On Aug. 11, 2019, the New York Post ran a story that repeated uncritically a rumor originating from a convicted fraud and former mob informant. The informant claimed he had heard that “US Attorney General William Barr personally made a hush-hush trip to the [the Metropolitan Correctional Center] two weeks ago, about the time [alleged sex-trafficker Jeffrey] Epstein was found in his cell with bruises around his neck.” Several news outlets repeated this claim, and it became entwined with various vague conspiracy theories alleging a nefarious connection between Barr and Epstein:
It was unclear what Barr was alleged to have done during his purported visit to the detention facility. The Post article, with the headline “Jeffrey Epstein Could Have ‘Paid’ for Help with Suicide: Former Gotti Pal,” relied solely on the speculative musings of a man named Lewis Kasman.
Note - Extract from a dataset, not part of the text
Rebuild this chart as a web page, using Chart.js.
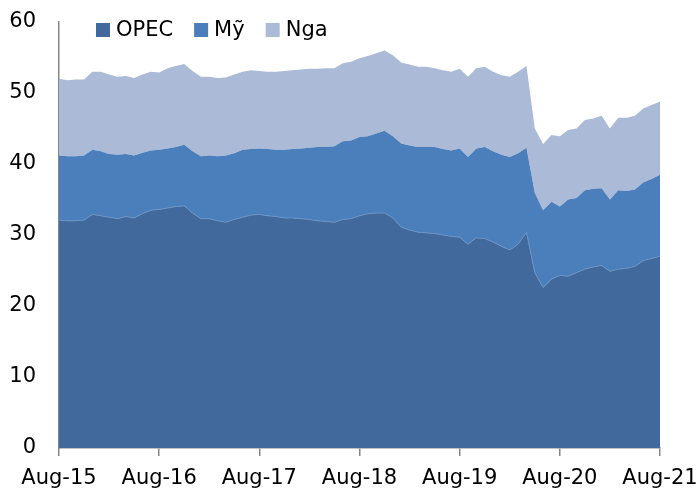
<!DOCTYPE html>
<html>
<head>
<meta charset="utf-8">
<script src="https://cdn.jsdelivr.net/npm/chart.js@4/dist/chart.umd.min.js"></script>
<style>
  html, body { margin: 0; padding: 0; background: #fff; }
  #wrap { width: 698px; height: 493px; }
</style>
</head>
<body>
<div id="wrap"><canvas id="chart" width="698" height="493"></canvas></div>
<script>
// monthly, Aug-15 .. Aug-21
const monthNames = ["Aug", "Sep", "Oct", "Nov", "Dec", "Jan", "Feb", "Mar", "Apr", "May", "Jun", "Jul"];
const startYear = 15;
const yearTicks = ["Aug-15", "Aug-16", "Aug-17", "Aug-18", "Aug-19", "Aug-20", "Aug-21"];

const labels = [];
for (let i = 0; i <= 72; i++) {
  const yr = startYear + Math.floor((i + 7) / 12);
  labels.push(monthNames[i % 12] + "-" + yr);
}

const opec = [
  32.1, 32.0, 32.0, 32.1, 32.9, 32.7, 32.5, 32.3, 32.6, 32.4, 33.0, 33.5,
  33.6, 33.8, 34.0, 34.1, 33.1, 32.3, 32.3, 32.0, 31.8, 32.2, 32.5, 32.8,
  32.9, 32.7, 32.6, 32.4, 32.4, 32.3, 32.2, 32.0, 31.9, 31.8, 32.2, 32.3,
  32.7, 33.0, 33.1, 33.1, 32.4, 31.1, 30.7, 30.4, 30.3, 30.2, 30.0, 29.8,
  29.7, 28.7, 29.6, 29.5, 29.0, 28.4, 27.9, 28.7, 30.4, 24.7, 22.6, 23.8,
  24.3, 24.2, 24.7, 25.2, 25.5, 25.7, 24.9, 25.2, 25.3, 25.6, 26.4, 26.7,
  27.0
];
const usa = [
  9.1, 9.1, 9.1, 9.1, 9.1, 9.1, 8.9, 9.0, 8.8, 8.8, 8.6, 8.4,
  8.4, 8.4, 8.4, 8.6, 8.7, 8.8, 8.9, 9.1, 9.4, 9.3, 9.5, 9.3,
  9.3, 9.4, 9.4, 9.6, 9.7, 9.9, 10.1, 10.4, 10.5, 10.7, 11.0, 11.0,
  11.1, 10.9, 11.2, 11.6, 11.5, 11.8, 11.9, 12.0, 12.1, 12.2, 12.1, 12.1,
  12.5, 12.3, 12.6, 12.9, 12.8, 12.9, 13.1, 12.8, 11.9, 11.2, 10.9, 10.9,
  9.7, 10.8, 10.5, 11.1, 11.0, 10.9, 10.1, 11.1, 10.9, 10.8, 11.0, 11.2,
  11.5
];
const russia = [
  10.8, 10.7, 10.8, 10.7, 11.0, 11.2, 11.2, 11.0, 11.0, 10.9, 11.0, 11.1,
  10.9, 11.3, 11.4, 11.4, 11.3, 11.2, 11.1, 11.0, 11.0, 11.1, 11.0, 11.1,
  10.9, 10.9, 11.0, 11.1, 11.1, 11.1, 11.1, 11.0, 11.1, 11.0, 11.0, 11.1,
  11.1, 11.3, 11.3, 11.3, 11.4, 11.4, 11.4, 11.3, 11.3, 11.1, 11.1, 11.1,
  11.2, 11.3, 11.3, 11.3, 11.2, 11.2, 11.3, 11.5, 11.5, 9.1, 9.3, 9.4,
  9.9, 9.8, 9.8, 9.9, 9.9, 10.2, 10.0, 10.2, 10.3, 10.4, 10.4, 10.4,
  10.3
];

const FONT = "'DejaVu Sans', Verdana, sans-serif";
const FONT_SIZE = 21;
const AXIS_GREY = "#868686";

// legend drawn inside the plot area, top left
const insideLegend = {
  id: "insideLegend",
  afterDraw(chart) {
    const ctx = chart.ctx;
    const area = chart.chartArea;
    let x = area.left + 37;
    const y = area.top + 8;
    ctx.save();
    ctx.font = FONT_SIZE + "px " + FONT;
    ctx.textBaseline = "middle";
    ctx.textAlign = "left";
    chart.data.datasets.forEach((ds) => {
      ctx.fillStyle = ds.backgroundColor;
      ctx.fillRect(x, y - 7, 14, 14);
      ctx.fillStyle = "#000";
      ctx.fillText(ds.label, x + 20, y + 1);
      x += 20 + ctx.measureText(ds.label).width + 21;
    });
    ctx.restore();
  }
};

const ctx = document.getElementById("chart").getContext("2d");
new Chart(ctx, {
  type: "line",
  data: {
    labels: labels,
    datasets: [
      {
        label: "OPEC",
        data: opec,
        backgroundColor: "#41699b",
        borderColor: "#6a93c6",
        borderWidth: 1,
        fill: "origin",
      },
      {
        label: "Mỹ",
        data: usa,
        backgroundColor: "#4b7fbb",
        borderColor: "#4b7fbb",
        borderWidth: 0,
        fill: "-1",
      },
      {
        label: "Nga",
        data: russia,
        backgroundColor: "#aabad7",
        borderColor: "#aabad7",
        borderWidth: 0,
        fill: "-1",
      },
    ],
  },
  options: {
    responsive: false,
    animation: false,
    layout: { padding: { top: 22, right: 38, left: 0, bottom: 0 } },
    elements: { point: { radius: 0 }, line: { tension: 0 } },
    plugins: {
      legend: { display: false },
      tooltip: { enabled: false },
    },
    scales: {
      x: {
        offset: false,
        border: { display: true, color: AXIS_GREY, width: 1.5 },
        grid: {
          drawOnChartArea: false,
          drawTicks: true,
          tickLength: 8,
          color: AXIS_GREY,
          tickColor: AXIS_GREY,
          lineWidth: 1.5,
        },
        ticks: {
          autoSkip: false,
          maxRotation: 0,
          padding: 10,
          color: "#000",
          font: { family: FONT, size: FONT_SIZE },
          callback: function (val) {
            const lab = this.getLabelForValue(val);
            return yearTicks.includes(lab) ? lab : null;
          },
        },
        afterFit(scale) {
          scale.height = 45;
          scale.paddingLeft = 0;
          scale.paddingRight = 0;
        },
      },
      y: {
        stacked: true,
        min: 0,
        max: 60,
        border: { display: true, color: AXIS_GREY, width: 1.5 },
        grid: { display: false, drawTicks: false },
        ticks: {
          stepSize: 10,
          padding: 23,
          color: "#000",
          font: { family: FONT, size: FONT_SIZE },
        },
        afterFit(scale) {
          scale.width = 59;
          scale.paddingTop = 0;
          scale.paddingBottom = 0;
        },
      },
    },
  },
  plugins: [insideLegend],
});
</script>
</body>
</html>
Kasman’s expertise on this topic, according to the Post’s reporting, was that he had visited the same facility where Epstein was being kept “several times” in 1992, when Kasman's boss, mobster John Gotti, was held there.
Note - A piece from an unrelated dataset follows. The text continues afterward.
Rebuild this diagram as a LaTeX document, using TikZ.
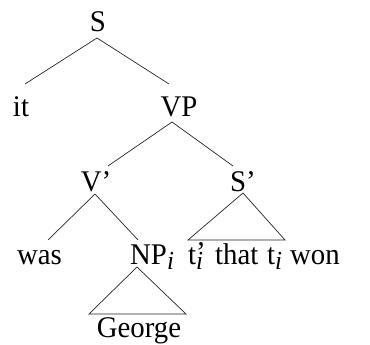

Kasman, who had been referred to in media reports as Gotti's "adopted son," gained notoriety after he “ratted out much of the Gambino crime family” as a paid FBI informant beginning in 1995. Years later, in 2010, Kasman would avoid jail time for “obstruction of justice, lying to the FBI, fraud and racketeering” thanks to his previous help aiding the FBI. In 2015, he was arrested in Florida for allegedly stealing money from his own lawyer. He has been the source of dubious claims in the past, including the baseless claim that “John Gotti’s brain was taken to Guantanamo for experiments.”
We reached out to the U.S. Department of Justice (DOJ) to ask if AG Barr had paid any visit to the Metropolitan Correctional Center (MCC) during the window of time indicated by Kasman. In response, DOJ Office of Public Affairs Director Kerri Kupec called the claim “preposterous,” telling us via email that “Attorney General Barr has never visited MCC.” She added that the suggestion of a quiet visit was dubious as well, reminding us “the Attorney General has 24/7 FBI protective detail. So they would have had to be there, too.”
We also reached out to Brad Hamilton, the author of the Post story, to ask if Kasman provided any corroborating evidence that made him trust Kasman’s speculation as reportable, given the informant’s history of false or absurd statements. We have not yet received a response. All told, however, the claim has its origins in a man with a history of wild claims whose expertise on the topic is limited to his having made “several” visits to the same prison over two decades earlier. As such, we consider the claim without merit.